The train ride from Central to Newcastle takes about 2 and a half hours. The journey takes us past the spectacular landscape of New South Wales. So much to see of forests, mountains, rivers and trees. Human development and habitation has only touched the land at the edges and it's really nice to see that the majority of the natural world is still left intact.
Slept on and off in the train, then closer to Newcastle this little kid started reading aloud from his joke book to his family group and try as we could we could ignore him no longer. The jokes were so terribly (as in bad, corny, lame, inane) that they kept us awake and groaning at each punchline. Please, if you value your sanity, do NOT ever buy The Incredibles Joke Book for any little kid you know this Christmas.
Newcastle is a small town with lots of historic colonial buildings. The town is very well maintained for its antiquity and takes great pride in its appearance. But we weren't there to tour the town. We took a short walk (assisted by the amiable locals) to the ferry terminal where we boarded the ferry for a 5 minute cruise into Stockton across the harbour.
What's in Stockton? Blazing heat, heat like we've not felt before. The sun shining brightly down, the air warm, reflecting off the sidewalk. If not for the breezy coastal winds, I'm pretty sure we wouldn't have made it far up the main road to find the water we had foolishly neglected to purchase when we were on the Newcastle side.
Shops in Stockton close early on Sunday -- the newsagent closed at 1000hrs! Fortunately, June spotted an IGA supermarket so we cooled off and bought a 1.5 litre bottle of spring water for later use.
We walked back to the Stockton terminal refreshed and before long, our guide pulled up in his sister's Tucson and we joined 2 of our fellow adventurers on the afternoon Sand Safari tour.
There were 12 of us and 3 guides. 1st, the helmet fitting, then the mandatory waiver signing, then the Land Cruiser ride taking us to our much anticipated dune eating 4x4 Honda quad bikes!
After a short handling and safety briefing, we hopped on our bikes and Indian-file rode out into the desert. Actually, the location is a 2km wide beach with huge sand dunes drifting at the mercy of the wind, so it is practically a desert until the water's edge. We had a couple of photo-ops, one in front of a 30-year old shipwreck that has been left to rot 'cos it isn't worth the trouble to salvage.
Our course was a relatively simple one for beginners and it took most of the afternoon to get around the dunes. The ride was thoroughly satisfying; sometimes revving our bikes to 50kph and lots of ups and downs and arounds to keep it challenging without it being too dangerous.

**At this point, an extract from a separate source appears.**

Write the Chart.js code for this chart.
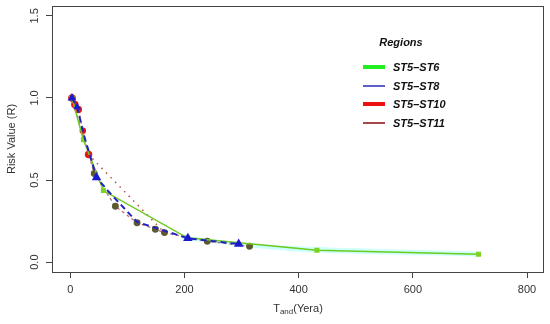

Not that our guides were blase about the dangers. In fact, they kept recounting horror stories about people who flipped their bikes and got squashed underneath, or that they went up the wrong rise and plummetted unexpectedly down a great height to disaster. The stories were enought to keep us meekly following the bike immediately in front of us to ensure that everyone kept to the same safe paths.
And so the afternoon went in a rush of sweat, adrenaline and diesel. At the end of our ride, our guides provided us with ice-cold tetra-paks of juice. Yeah!
When we got back to the Stockton terminal, the weather took a sudden turn. The wind howled and the rain poured in torrents on our heads. It got cold. Our ferry ride was bumpy, but no danger though.
Arrived in Central after another 2 and a half hour ride. It was dry here, but blustery and cold. We hurried back to our hotel after a quick dinner. No point hanging around in bad weather.
Notice I haven't mentioned much about meals today? Too much of a deja vous from yesterday. Boring.